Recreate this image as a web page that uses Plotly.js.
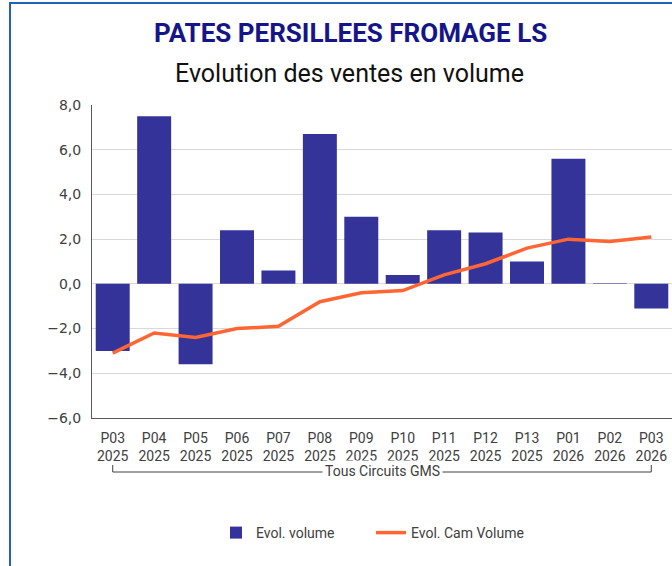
<!DOCTYPE html>
<html>
<head>
<meta charset="utf-8">
<script src="https://cdn.plot.ly/plotly-3.0.1.min.js"></script>
<style>
html,body{margin:0;padding:0;background:#fff;overflow:hidden;}
#chart{width:672px;height:566px;position:absolute;left:0;top:0;}
#frame{position:absolute;left:9px;top:2px;width:800px;height:700px;border-left:2px solid #2063b4;border-top:2px solid #2063b4;pointer-events:none;}
</style>
</head>
<body>
<div id="chart"></div>
<div id="frame"></div>
<script>
const periods = ["P03","P04","P05","P06","P07","P08","P09","P10","P11","P12","P13","P01","P02","P03"];
const years = ["2025","2025","2025","2025","2025","2025","2025","2025","2025","2025","2025","2026","2026","2026"];
const evolVolume = [-3.0, 7.5, -3.6, 2.4, 0.6, 6.7, 3.0, 0.4, 2.4, 2.3, 1.0, 5.6, 0.03, -1.1];
const evolCamVolume = [-3.1, -2.2, -2.4, -2.0, -1.9, -0.8, -0.4, -0.3, 0.4, 0.9, 1.6, 2.0, 1.9, 2.1];
const yTicks = [-6, -4, -2, 0, 2, 4, 6, 8];
const groupLabel = "Tous Circuits GMS";
const chartTitle = "PATES PERSILLEES FROMAGE LS";
const chartSubtitle = "Evolution des ventes en volume";

const idx = periods.map((p, i) => i);
const tickText = periods.map((p, i) => p + "<br>" + years[i]);

const traces = [
  {
    type: "bar", name: "Evol. volume", x: idx, y: evolVolume,
    marker: {color: "#333399"}, width: 0.82, hoverinfo: "skip"
  },
  {
    type: "scatter", mode: "lines", name: "Evol. Cam Volume", x: idx, y: evolCamVolume,
    line: {color: "#ff6633", width: 3.5}, hoverinfo: "skip"
  }
];

const L = 92, R = 0, T = 105, B = 148, W = 672, H = 566;
const pw = W - L - R;
function px(x) { return (x - L) / pw; }

const layout = {
  width: W, height: H,
  margin: {l: L, r: R, t: T, b: B, pad: 0},
  paper_bgcolor: "#ffffff", plot_bgcolor: "#ffffff",
  separators: ", ",
  font: {family: "Roboto, 'Noto Sans', sans-serif", color: "#404040", size: 14},
  showlegend: true,
  legend: {
    orientation: "h", x: px(216), y: -(533 - 418) / 313, xanchor: "left", yanchor: "middle",
    font: {family: "Roboto, sans-serif", size: 14, color: "#404040"},
    itemwidth: 30, entrywidth: 110, traceorder: "normal", bgcolor: "rgba(0,0,0,0)"
  },
  bargap: 0.18,
  xaxis: {
    range: [-0.5, 13.5], tickmode: "array", tickvals: idx, ticktext: tickText,
    showgrid: false, zeroline: false, showline: true, linecolor: "#595959", linewidth: 1,
    ticks: "outside", ticklen: 7, tickcolor: "rgba(0,0,0,0)",
    tickfont: {family: "Roboto, sans-serif", size: 14, color: "#404040"},
    fixedrange: true
  },
  yaxis: {
    range: [-6, 8], tickmode: "array", tickvals: yTicks, tickformat: ".1f",
    showgrid: true, gridcolor: "#d9d9d9", gridwidth: 1,
    zeroline: true, zerolinecolor: "#d9d9d9", zerolinewidth: 1,
    showline: true, linecolor: "#595959", linewidth: 1,
    ticks: "outside", ticklen: 7, tickcolor: "rgba(0,0,0,0)",
    tickfont: {family: "'DejaVu Sans', Verdana, sans-serif", size: 14, color: "#404040"},
    fixedrange: true
  },
  annotations: [
    {
      text: "<b>" + chartTitle + "</b>", xref: "paper", yref: "paper",
      x: px(350), y: 1 + (105 - 33) / 313, xanchor: "center", yanchor: "middle",
      showarrow: false, font: {family: "Roboto, sans-serif", size: 26, color: "#15158a"}
    },
    {
      text: chartSubtitle, xref: "paper", yref: "paper",
      x: px(349), y: 1 + (105 - 74) / 313, xanchor: "center", yanchor: "middle",
      showarrow: false, font: {family: "Roboto, sans-serif", size: 25, color: "#111111"}
    },
    {
      text: groupLabel, xref: "x", yref: "paper",
      x: 6.5, y: -(471 - 418) / 313, xanchor: "center", yanchor: "middle",
      showarrow: false, bgcolor: "#ffffff", borderpad: 2,
      font: {family: "Roboto, sans-serif", size: 14, color: "#404040"}
    }
  ],
  shapes: [
    {type: "line", xref: "x", yref: "paper", x0: 0, x1: 13, y0: -(472 - 418) / 313, y1: -(472 - 418) / 313, line: {color: "#404040", width: 1}, layer: "below"},
    {type: "line", xref: "x", yref: "paper", x0: 0, x1: 0, y0: -(465 - 418) / 313, y1: -(472 - 418) / 313, line: {color: "#404040", width: 1}},
    {type: "line", xref: "x", yref: "paper", x0: 13, x1: 13, y0: -(465 - 418) / 313, y1: -(472 - 418) / 313, line: {color: "#404040", width: 1}}
  ]
};

Plotly.newPlot("chart", traces, layout, {displayModeBar: false, staticPlot: true});
</script>
</body>
</html>
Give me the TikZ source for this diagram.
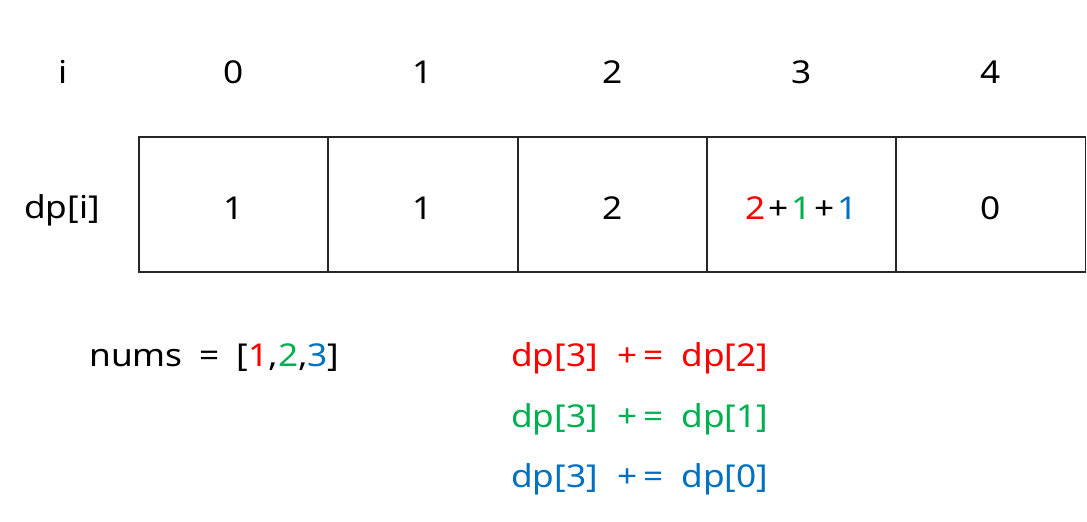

* * *

PROBLEM DESCRIPTION: Leave the pictures out and output the rest of the listing exactly.

ANSWER TO THIS PROBLEM:
Recreate this image as a web page that uses Plotly.js.
<!DOCTYPE html>
<html>
<head>
<meta charset="utf-8">
<script src="https://cdn.plot.ly/plotly-3.0.1.min.js"></script>
<style>
html,body{margin:0;padding:0;background:#fff;overflow:hidden;}
#chart{width:672px;height:566px;position:absolute;left:0;top:0;}
#frame{position:absolute;left:9px;top:2px;width:800px;height:700px;border-left:2px solid #2063b4;border-top:2px solid #2063b4;pointer-events:none;}
</style>
</head>
<body>
<div id="chart"></div>
<div id="frame"></div>
<script>
const periods = ["P03","P04","P05","P06","P07","P08","P09","P10","P11","P12","P13","P01","P02","P03"];
const years = ["2025","2025","2025","2025","2025","2025","2025","2025","2025","2025","2025","2026","2026","2026"];
const evolVolume = [-3.0, 7.5, -3.6, 2.4, 0.6, 6.7, 3.0, 0.4, 2.4, 2.3, 1.0, 5.6, 0.03, -1.1];
const evolCamVolume = [-3.1, -2.2, -2.4, -2.0, -1.9, -0.8, -0.4, -0.3, 0.4, 0.9, 1.6, 2.0, 1.9, 2.1];
const yTicks = [-6, -4, -2, 0, 2, 4, 6, 8];
const groupLabel = "Tous Circuits GMS";
const chartTitle = "PATES PERSILLEES FROMAGE LS";
const chartSubtitle = "Evolution des ventes en volume";

const idx = periods.map((p, i) => i);
const tickText = periods.map((p, i) => p + "<br>" + years[i]);

const traces = [
  {
    type: "bar", name: "Evol. volume", x: idx, y: evolVolume,
    marker: {color: "#333399"}, width: 0.82, hoverinfo: "skip"
  },
  {
    type: "scatter", mode: "lines", name: "Evol. Cam Volume", x: idx, y: evolCamVolume,
    line: {color: "#ff6633", width: 3.5}, hoverinfo: "skip"
  }
];

const L = 92, R = 0, T = 105, B = 148, W = 672, H = 566;
const pw = W - L - R;
function px(x) { return (x - L) / pw; }

const layout = {
  width: W, height: H,
  margin: {l: L, r: R, t: T, b: B, pad: 0},
  paper_bgcolor: "#ffffff", plot_bgcolor: "#ffffff",
  separators: ", ",
  font: {family: "Roboto, 'Noto Sans', sans-serif", color: "#404040", size: 14},
  showlegend: true,
  legend: {
    orientation: "h", x: px(216), y: -(533 - 418) / 313, xanchor: "left", yanchor: "middle",
    font: {family: "Roboto, sans-serif", size: 14, color: "#404040"},
    itemwidth: 30, entrywidth: 110, traceorder: "normal", bgcolor: "rgba(0,0,0,0)"
  },
  bargap: 0.18,
  xaxis: {
    range: [-0.5, 13.5], tickmode: "array", tickvals: idx, ticktext: tickText,
    showgrid: false, zeroline: false, showline: true, linecolor: "#595959", linewidth: 1,
    ticks: "outside", ticklen: 7, tickcolor: "rgba(0,0,0,0)",
    tickfont: {family: "Roboto, sans-serif", size: 14, color: "#404040"},
    fixedrange: true
  },
  yaxis: {
    range: [-6, 8], tickmode: "array", tickvals: yTicks, tickformat: ".1f",
    showgrid: true, gridcolor: "#d9d9d9", gridwidth: 1,
    zeroline: true, zerolinecolor: "#d9d9d9", zerolinewidth: 1,
    showline: true, linecolor: "#595959", linewidth: 1,
    ticks: "outside", ticklen: 7, tickcolor: "rgba(0,0,0,0)",
    tickfont: {family: "'DejaVu Sans', Verdana, sans-serif", size: 14, color: "#404040"},
    fixedrange: true
  },
  annotations: [
    {
      text: "<b>" + chartTitle + "</b>", xref: "paper", yref: "paper",
      x: px(350), y: 1 + (105 - 33) / 313, xanchor: "center", yanchor: "middle",
      showarrow: false, font: {family: "Roboto, sans-serif", size: 26, color: "#15158a"}
    },
    {
      text: chartSubtitle, xref: "paper", yref: "paper",
      x: px(349), y: 1 + (105 - 74) / 313, xanchor: "center", yanchor: "middle",
      showarrow: false, font: {family: "Roboto, sans-serif", size: 25, color: "#111111"}
    },
    {
      text: groupLabel, xref: "x", yref: "paper",
      x: 6.5, y: -(471 - 418) / 313, xanchor: "center", yanchor: "middle",
      showarrow: false, bgcolor: "#ffffff", borderpad: 2,
      font: {family: "Roboto, sans-serif", size: 14, color: "#404040"}
    }
  ],
  shapes: [
    {type: "line", xref: "x", yref: "paper", x0: 0, x1: 13, y0: -(472 - 418) / 313, y1: -(472 - 418) / 313, line: {color: "#404040", width: 1}, layer: "below"},
    {type: "line", xref: "x", yref: "paper", x0: 0, x1: 0, y0: -(465 - 418) / 313, y1: -(472 - 418) / 313, line: {color: "#404040", width: 1}},
    {type: "line", xref: "x", yref: "paper", x0: 13, x1: 13, y0: -(465 - 418) / 313, y1: -(472 - 418) / 313, line: {color: "#404040", width: 1}}
  ]
};

Plotly.newPlot("chart", traces, layout, {displayModeBar: false, staticPlot: true});
</script>
</body>
</html>
Give me the TikZ source for this diagram.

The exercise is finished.